◆ GOAL OF THE EXERCISE:
Copy out the data exactly, leaving the pictures behind.

★ ★ ★ ★ ★ ★ ★

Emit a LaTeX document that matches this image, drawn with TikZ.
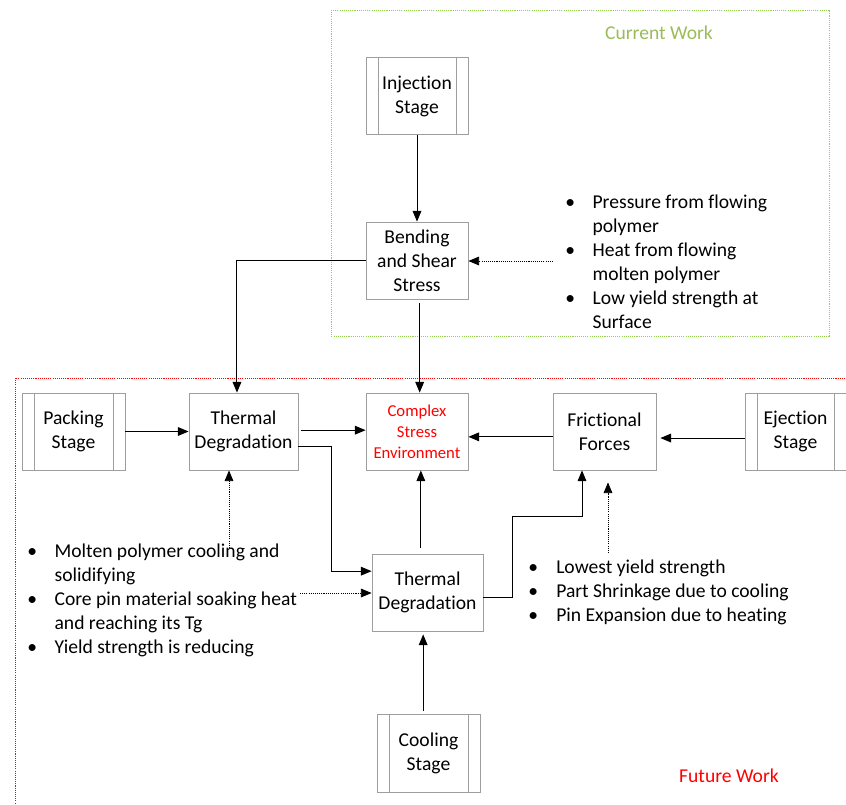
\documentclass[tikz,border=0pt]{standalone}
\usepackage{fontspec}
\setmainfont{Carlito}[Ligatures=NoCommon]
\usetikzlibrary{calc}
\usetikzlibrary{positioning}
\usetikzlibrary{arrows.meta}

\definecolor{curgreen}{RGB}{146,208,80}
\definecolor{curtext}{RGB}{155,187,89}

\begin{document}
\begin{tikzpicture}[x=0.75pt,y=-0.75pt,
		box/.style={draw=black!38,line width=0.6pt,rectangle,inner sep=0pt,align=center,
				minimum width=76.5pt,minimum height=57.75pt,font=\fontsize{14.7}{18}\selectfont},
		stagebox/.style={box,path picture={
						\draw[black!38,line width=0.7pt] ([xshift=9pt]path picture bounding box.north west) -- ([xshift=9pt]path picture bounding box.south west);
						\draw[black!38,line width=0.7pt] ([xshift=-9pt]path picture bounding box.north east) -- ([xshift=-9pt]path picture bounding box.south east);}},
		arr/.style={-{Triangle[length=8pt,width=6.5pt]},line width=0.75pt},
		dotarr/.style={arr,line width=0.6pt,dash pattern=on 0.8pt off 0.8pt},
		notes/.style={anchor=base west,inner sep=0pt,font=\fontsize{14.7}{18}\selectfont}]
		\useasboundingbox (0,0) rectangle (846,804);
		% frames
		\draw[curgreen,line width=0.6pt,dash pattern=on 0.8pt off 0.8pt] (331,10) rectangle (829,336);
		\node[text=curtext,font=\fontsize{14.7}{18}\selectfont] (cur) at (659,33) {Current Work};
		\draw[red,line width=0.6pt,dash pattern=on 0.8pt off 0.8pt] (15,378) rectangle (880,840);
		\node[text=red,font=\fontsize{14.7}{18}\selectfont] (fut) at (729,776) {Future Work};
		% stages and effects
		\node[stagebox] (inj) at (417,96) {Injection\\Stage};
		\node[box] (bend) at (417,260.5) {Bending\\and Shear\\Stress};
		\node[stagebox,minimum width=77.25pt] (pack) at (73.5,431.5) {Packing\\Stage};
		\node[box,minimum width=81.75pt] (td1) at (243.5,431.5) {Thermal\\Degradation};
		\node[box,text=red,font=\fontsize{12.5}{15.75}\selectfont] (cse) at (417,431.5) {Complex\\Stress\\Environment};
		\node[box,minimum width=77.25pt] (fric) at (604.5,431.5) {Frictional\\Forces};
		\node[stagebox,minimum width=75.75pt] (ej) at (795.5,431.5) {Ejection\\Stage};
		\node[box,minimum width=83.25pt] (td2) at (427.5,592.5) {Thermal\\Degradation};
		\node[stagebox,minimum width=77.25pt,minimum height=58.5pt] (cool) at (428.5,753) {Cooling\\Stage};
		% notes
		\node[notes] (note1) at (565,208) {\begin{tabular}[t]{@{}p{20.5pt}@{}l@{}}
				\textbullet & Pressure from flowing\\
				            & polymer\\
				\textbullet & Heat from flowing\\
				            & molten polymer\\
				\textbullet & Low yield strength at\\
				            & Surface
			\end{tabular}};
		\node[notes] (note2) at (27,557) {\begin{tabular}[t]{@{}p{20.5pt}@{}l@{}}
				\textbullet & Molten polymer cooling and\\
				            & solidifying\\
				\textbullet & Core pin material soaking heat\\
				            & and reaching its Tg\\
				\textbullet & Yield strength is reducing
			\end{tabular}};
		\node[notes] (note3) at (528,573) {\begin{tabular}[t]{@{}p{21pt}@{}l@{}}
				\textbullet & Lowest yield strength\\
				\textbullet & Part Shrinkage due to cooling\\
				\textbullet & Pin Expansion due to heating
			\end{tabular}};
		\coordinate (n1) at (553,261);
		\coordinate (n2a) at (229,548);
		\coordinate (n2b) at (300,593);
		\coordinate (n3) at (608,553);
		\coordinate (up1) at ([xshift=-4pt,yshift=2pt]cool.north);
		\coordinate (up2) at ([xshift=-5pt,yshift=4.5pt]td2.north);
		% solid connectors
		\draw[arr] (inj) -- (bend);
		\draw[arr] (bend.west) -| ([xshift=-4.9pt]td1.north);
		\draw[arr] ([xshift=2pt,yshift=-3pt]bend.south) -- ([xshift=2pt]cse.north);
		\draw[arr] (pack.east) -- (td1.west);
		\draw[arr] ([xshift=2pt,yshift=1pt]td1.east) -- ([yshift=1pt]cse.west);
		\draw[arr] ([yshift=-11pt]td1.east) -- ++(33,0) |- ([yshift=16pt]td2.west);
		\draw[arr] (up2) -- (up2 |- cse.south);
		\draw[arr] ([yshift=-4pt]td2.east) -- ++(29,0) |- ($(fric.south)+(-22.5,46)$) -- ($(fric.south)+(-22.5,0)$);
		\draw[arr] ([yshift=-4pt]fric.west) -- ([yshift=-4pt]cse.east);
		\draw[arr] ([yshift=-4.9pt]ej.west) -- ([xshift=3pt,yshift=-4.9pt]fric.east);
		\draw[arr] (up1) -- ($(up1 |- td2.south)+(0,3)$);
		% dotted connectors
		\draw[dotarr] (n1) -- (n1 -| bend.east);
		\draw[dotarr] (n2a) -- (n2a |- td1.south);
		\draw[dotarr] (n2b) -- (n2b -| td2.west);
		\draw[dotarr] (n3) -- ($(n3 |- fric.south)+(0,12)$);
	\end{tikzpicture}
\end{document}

★ ★ ★ ★ ★ ★ ★

◆ REPLY TO THE TASK:
Emit a LaTeX document that matches this image, drawn with TikZ.
\documentclass[tikz,border=0pt]{standalone}
\usepackage{fontspec}
\setmainfont{Carlito}[Ligatures=NoCommon]
\usetikzlibrary{calc}
\usetikzlibrary{positioning}
\usetikzlibrary{arrows.meta}

\definecolor{curgreen}{RGB}{146,208,80}
\definecolor{curtext}{RGB}{155,187,89}

\begin{document}
\begin{tikzpicture}[x=0.75pt,y=-0.75pt,
		box/.style={draw=black!38,line width=0.6pt,rectangle,inner sep=0pt,align=center,
				minimum width=76.5pt,minimum height=57.75pt,font=\fontsize{14.7}{18}\selectfont},
		stagebox/.style={box,path picture={
						\draw[black!38,line width=0.7pt] ([xshift=9pt]path picture bounding box.north west) -- ([xshift=9pt]path picture bounding box.south west);
						\draw[black!38,line width=0.7pt] ([xshift=-9pt]path picture bounding box.north east) -- ([xshift=-9pt]path picture bounding box.south east);}},
		arr/.style={-{Triangle[length=8pt,width=6.5pt]},line width=0.75pt},
		dotarr/.style={arr,line width=0.6pt,dash pattern=on 0.8pt off 0.8pt},
		notes/.style={anchor=base west,inner sep=0pt,font=\fontsize{14.7}{18}\selectfont}]
		\useasboundingbox (0,0) rectangle (846,804);
		% frames
		\draw[curgreen,line width=0.6pt,dash pattern=on 0.8pt off 0.8pt] (331,10) rectangle (829,336);
		\node[text=curtext,font=\fontsize{14.7}{18}\selectfont] (cur) at (659,33) {Current Work};
		\draw[red,line width=0.6pt,dash pattern=on 0.8pt off 0.8pt] (15,378) rectangle (880,840);
		\node[text=red,font=\fontsize{14.7}{18}\selectfont] (fut) at (729,776) {Future Work};
		% stages and effects
		\node[stagebox] (inj) at (417,96) {Injection\\Stage};
		\node[box] (bend) at (417,260.5) {Bending\\and Shear\\Stress};
		\node[stagebox,minimum width=77.25pt] (pack) at (73.5,431.5) {Packing\\Stage};
		\node[box,minimum width=81.75pt] (td1) at (243.5,431.5) {Thermal\\Degradation};
		\node[box,text=red,font=\fontsize{12.5}{15.75}\selectfont] (cse) at (417,431.5) {Complex\\Stress\\Environment};
		\node[box,minimum width=77.25pt] (fric) at (604.5,431.5) {Frictional\\Forces};
		\node[stagebox,minimum width=75.75pt] (ej) at (795.5,431.5) {Ejection\\Stage};
		\node[box,minimum width=83.25pt] (td2) at (427.5,592.5) {Thermal\\Degradation};
		\node[stagebox,minimum width=77.25pt,minimum height=58.5pt] (cool) at (428.5,753) {Cooling\\Stage};
		% notes
		\node[notes] (note1) at (565,208) {\begin{tabular}[t]{@{}p{20.5pt}@{}l@{}}
				\textbullet & Pressure from flowing\\
				            & polymer\\
				\textbullet & Heat from flowing\\
				            & molten polymer\\
				\textbullet & Low yield strength at\\
				            & Surface
			\end{tabular}};
		\node[notes] (note2) at (27,557) {\begin{tabular}[t]{@{}p{20.5pt}@{}l@{}}
				\textbullet & Molten polymer cooling and\\
				            & solidifying\\
				\textbullet & Core pin material soaking heat\\
				            & and reaching its Tg\\
				\textbullet & Yield strength is reducing
			\end{tabular}};
		\node[notes] (note3) at (528,573) {\begin{tabular}[t]{@{}p{21pt}@{}l@{}}
				\textbullet & Lowest yield strength\\
				\textbullet & Part Shrinkage due to cooling\\
				\textbullet & Pin Expansion due to heating
			\end{tabular}};
		\coordinate (n1) at (553,261);
		\coordinate (n2a) at (229,548);
		\coordinate (n2b) at (300,593);
		\coordinate (n3) at (608,553);
		\coordinate (up1) at ([xshift=-4pt,yshift=2pt]cool.north);
		\coordinate (up2) at ([xshift=-5pt,yshift=4.5pt]td2.north);
		% solid connectors
		\draw[arr] (inj) -- (bend);
		\draw[arr] (bend.west) -| ([xshift=-4.9pt]td1.north);
		\draw[arr] ([xshift=2pt,yshift=-3pt]bend.south) -- ([xshift=2pt]cse.north);
		\draw[arr] (pack.east) -- (td1.west);
		\draw[arr] ([xshift=2pt,yshift=1pt]td1.east) -- ([yshift=1pt]cse.west);
		\draw[arr] ([yshift=-11pt]td1.east) -- ++(33,0) |- ([yshift=16pt]td2.west);
		\draw[arr] (up2) -- (up2 |- cse.south);
		\draw[arr] ([yshift=-4pt]td2.east) -- ++(29,0) |- ($(fric.south)+(-22.5,46)$) -- ($(fric.south)+(-22.5,0)$);
		\draw[arr] ([yshift=-4pt]fric.west) -- ([yshift=-4pt]cse.east);
		\draw[arr] ([yshift=-4.9pt]ej.west) -- ([xshift=3pt,yshift=-4.9pt]fric.east);
		\draw[arr] (up1) -- ($(up1 |- td2.south)+(0,3)$);
		% dotted connectors
		\draw[dotarr] (n1) -- (n1 -| bend.east);
		\draw[dotarr] (n2a) -- (n2a |- td1.south);
		\draw[dotarr] (n2b) -- (n2b -| td2.west);
		\draw[dotarr] (n3) -- ($(n3 |- fric.south)+(0,12)$);
	\end{tikzpicture}
\end{document}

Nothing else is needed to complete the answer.